According to representatives of RUFP, Russia is currently suffering from a lack of oilseeds. As a result, the share of grains used in feed formulation is still very high (70%). Adopting a subprogramme for the development of oilseeds should therefore help in reducing this share to about 30-35%. RUFP wants to boost the volume of oilseed meal production from the current 4.5 million tonnes per year to 15 million tonnes per year. This gives feed formulators room to increase the use of oilseeds in the diets of pigs and cattle from 10% to 30%, and from 2-5% to 15-18% in poultry feed diets. Producing more domestic volumes of oilseeds means that prices can be more competitive compared to imported palm oil, which will profit both the feed and food industries.
Over the last years, Russia has increased its imported volume of palm oil. According to data from the Russian State Statistical Service, 889,000 tonnes were imported in 2015. This was an increase of 25.8% compared to 2014. In 2016 growth continues, and in the period January-May, Russia has imported 365,000 tonnes of palm oil, which is an increase of 21.8% compared to the previous year. As a result, palm oil makes up 80% of the total Russian import of all types of fat-and-oil products. At the end of 2015, the Russian State Duma proposed to fully ban the use of palm oil in the Russian food and feed industries, as well as a ban on the use of GMO crops. This led to a big discussion and the proposal was refused by the authorities. Viktor Semenov, Chairman of Agribusiness Committee at the Russian Chamber of Commerce explains: “Palm oil is putting pressure on the animal feed industry in the country. We are too dependent on imports of this crop and it also puts pressure on our export status. This situation is very disturbing.”

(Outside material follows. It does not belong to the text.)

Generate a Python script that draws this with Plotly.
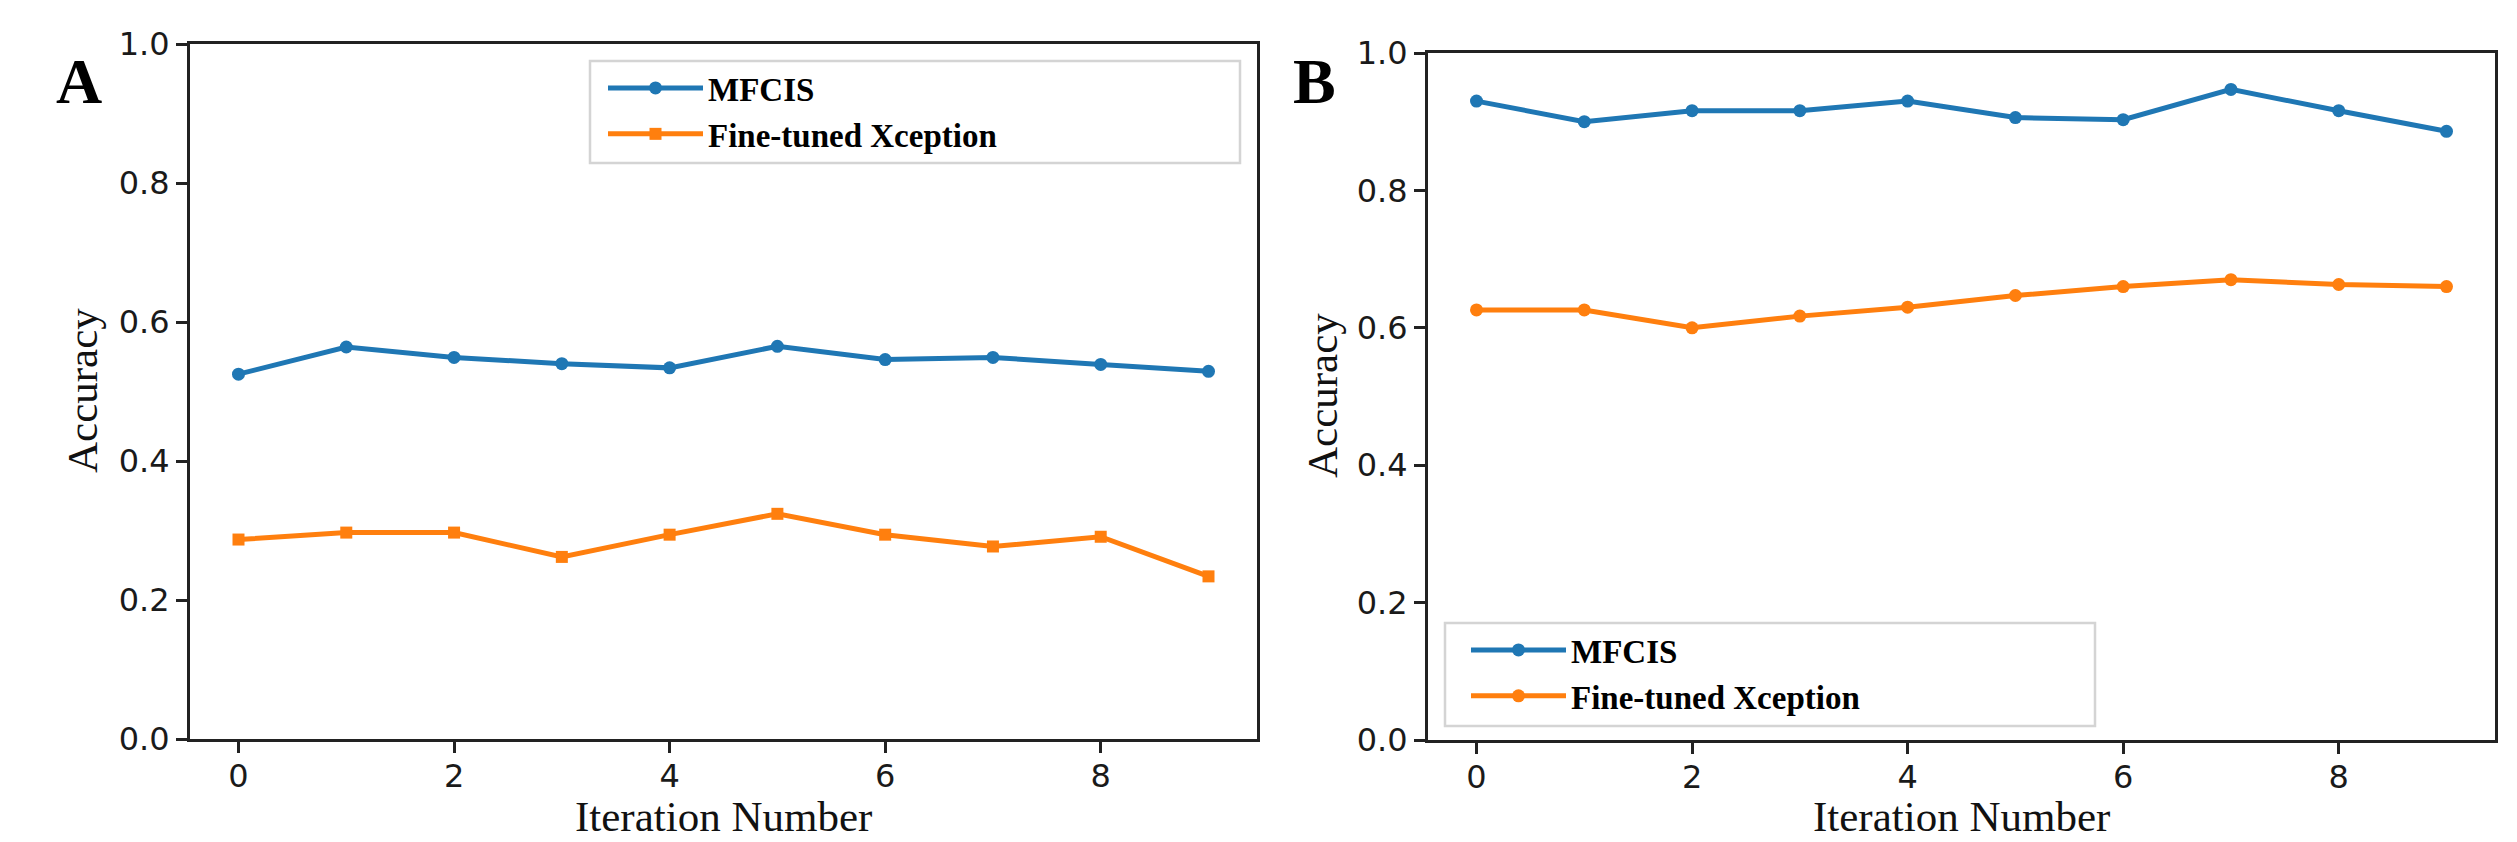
import plotly.graph_objects as go

iterations = list(range(10))
mfcis_a = [0.525, 0.564, 0.549, 0.540, 0.534, 0.565, 0.546, 0.549, 0.539, 0.529]
xception_a = [0.287, 0.297, 0.297, 0.262, 0.294, 0.324, 0.294, 0.277, 0.291, 0.234]
mfcis_b = [0.930, 0.900, 0.916, 0.916, 0.930, 0.906, 0.903, 0.947, 0.916, 0.886]
xception_b = [0.626, 0.626, 0.600, 0.617, 0.630, 0.647, 0.660, 0.670, 0.663, 0.660]
y_ticks = [0.0, 0.2, 0.4, 0.6, 0.8, 1.0]
x_ticks = [0, 2, 4, 6, 8]

W, H = 2517, 842
BLUE = "#1f77b4"
ORANGE = "#ff7f0e"

def px_x(p):
    return p / W

def px_y(p):
    return 1 - p / H

fig = go.Figure()

fig.add_trace(go.Scatter(x=iterations, y=mfcis_a, name="MFCIS", mode="lines+markers",
                         line=dict(color=BLUE, width=5), marker=dict(symbol="circle", size=13, color=BLUE),
                         xaxis="x", yaxis="y", legend="legend"))
fig.add_trace(go.Scatter(x=iterations, y=xception_a, name="Fine-tuned Xception", mode="lines+markers",
                         line=dict(color=ORANGE, width=5), marker=dict(symbol="square", size=12, color=ORANGE),
                         xaxis="x", yaxis="y", legend="legend"))
fig.add_trace(go.Scatter(x=iterations, y=mfcis_b, name="MFCIS", mode="lines+markers",
                         line=dict(color=BLUE, width=5), marker=dict(symbol="circle", size=13, color=BLUE),
                         xaxis="x2", yaxis="y2", legend="legend2"))
fig.add_trace(go.Scatter(x=iterations, y=xception_b, name="Fine-tuned Xception", mode="lines+markers",
                         line=dict(color=ORANGE, width=5), marker=dict(symbol="circle", size=13, color=ORANGE),
                         xaxis="x2", yaxis="y2", legend="legend2"))

tickfont = dict(family="DejaVu Sans", size=32, color="#1a1a1a")
axis_common = dict(showgrid=False, zeroline=False, showline=True, linecolor="#222222", linewidth=3,
                   mirror=True, ticks="outside", ticklen=11, tickwidth=2.5, tickcolor="#222222",
                   tickfont=tickfont, automargin=False)

legend_font = dict(family="Liberation Serif", size=33, color="black", weight="bold")

fig.update_layout(
    width=W, height=H,
    margin=dict(l=0, r=0, t=0, b=0, pad=0),
    paper_bgcolor="white", plot_bgcolor="white",
    xaxis=dict(domain=[px_x(190), px_x(1257)], range=[-0.45, 9.45], tickvals=x_ticks,
               anchor="y", ticklabelstandoff=-4, **axis_common),
    yaxis=dict(domain=[px_y(739), px_y(44)], range=[0, 1], tickvals=y_ticks, tickformat=".1f",
               anchor="x", **axis_common),
    xaxis2=dict(domain=[px_x(1428), px_x(2495)], range=[-0.45, 9.45], tickvals=x_ticks,
                anchor="y2", ticklabelstandoff=-4, **axis_common),
    yaxis2=dict(domain=[px_y(740), px_y(53)], range=[0, 1], tickvals=y_ticks, tickformat=".1f",
                anchor="x2", **axis_common),
    legend=dict(x=px_x(603), y=px_y(60), xanchor="left", yanchor="top",
                bgcolor="rgba(0,0,0,0)", borderwidth=0, itemwidth=95,
                font=legend_font, tracegroupgap=0),
    legend2=dict(x=px_x(1466), y=px_y(622), xanchor="left", yanchor="top",
                 bgcolor="rgba(0,0,0,0)", borderwidth=0, itemwidth=95,
                 font=legend_font, tracegroupgap=0),
    showlegend=True,
)

# legend frames
fig.add_shape(type="rect", xref="paper", yref="paper", x0=px_x(590), x1=px_x(1240),
              y0=px_y(163), y1=px_y(61), line=dict(color="#d4d4d4", width=2.5), layer="below")
fig.add_shape(type="rect", xref="paper", yref="paper", x0=px_x(1445), x1=px_x(2095),
              y0=px_y(726), y1=px_y(623), line=dict(color="#d4d4d4", width=2.5), layer="below")

title_font = dict(family="Liberation Serif", size=43, color="#111111")
for xc in [(px_x(190) + px_x(1257)) / 2, (px_x(1428) + px_x(2495)) / 2]:
    fig.add_annotation(text="Iteration Number", x=xc, y=0, xref="paper", yref="paper",
                       showarrow=False, font=title_font, xanchor="center", yanchor="bottom")
fig.add_annotation(text="Accuracy", x=px_x(82), y=px_y(391), xref="paper", yref="paper",
                   showarrow=False, font=title_font, textangle=-90, xanchor="center", yanchor="middle")
fig.add_annotation(text="Accuracy", x=px_x(1322), y=px_y(396), xref="paper", yref="paper",
                   showarrow=False, font=title_font, textangle=-90, xanchor="center", yanchor="middle")

panel_font = dict(family="Liberation Serif", size=64, color="black", weight="bold")
fig.add_annotation(text="A", x=px_x(79), y=px_y(82), xref="paper", yref="paper",
                   showarrow=False, font=panel_font, xanchor="center", yanchor="middle")
fig.add_annotation(text="B", x=px_x(1314), y=px_y(82), xref="paper", yref="paper",
                   showarrow=False, font=panel_font, xanchor="center", yanchor="middle")

fig.write_html("out.html")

Yuri Morozov, member of the board on Agro-Industrial Complex at the Council of Federation, claims that these high volumes of palm oil imports are not needed. “Our country has a lot of potential to grow oilseed crops. According to conservative estimates, we have about 20 million hectares of unused arable land and according to Federal Agency for Scientific Organizations this land can be used for the cultivation of oilseeds, which will ensure the production of oilcakes and meals with qualities comparable to soybean cakes and meals,” he said. This land can also be used to grow non-conventional oilseed species, including camelina, rapeseed and mustard.
Russian feed industry associations are now actively trying to convince the Chambers of the Russian Parliament to sign some sort of bill, which will improve profitability of oilseed production in the country. The commitment of the Russian government on this topic will profit feed manufacturers as they can use more domestic raw materials as ingredients for livestock feed. According to information from RUFP, Russia is producing:
Despite high domestic demand, the Russian feed industry only consumes 70% of all oilseeds, as the rest is exported. This is because after the devaluation of the Russian rouble in 2014, export became much more attractive. According to the President of RUFP, Valery Afanasiev, the Russian demand for feed production will rise from the current 25 million tonnes to nearly 30 million tonnes in 2020 and 40 million tonnes by 2025. According to his estimations, it is the feed industry’s goal to decrease the share of grain in the diets by 6-10%.
According to RUFP estimations, a reduction of the share of grain in feed should also lead to improvement of feed conversion ratios (FCR). For instance, in 1985, in Soviet Union feed conversion was 2.5 kg feed per 1 kg of live weight gain of poultry. In 2015 it was already 1.3 kg of feed per 1 kg of live weight. It is expected that by 2025, this should amount to 1:1. According to Afanasiev, the only way to achieve this is by optimising the diet formulation. Next to the shift to local oilseed products, this also means that they should use more corn. At the moment, nearly 70% of all feed grain in Russia is wheat. The shortage of corn for the Russian feed industry is about 12 – 15 million tonnes. According to the letter sent to the Russian president, the investment in growing more oilseeds can also improve feeding technologies, improve agriculture in Russia and hence improve the export possibilities. The Russian government is preparing a strategy to support the agricultural industry for the period of 2017-2025 and it is likely that oilseed production will be included as a priority. This will also mean that there will be money available for development.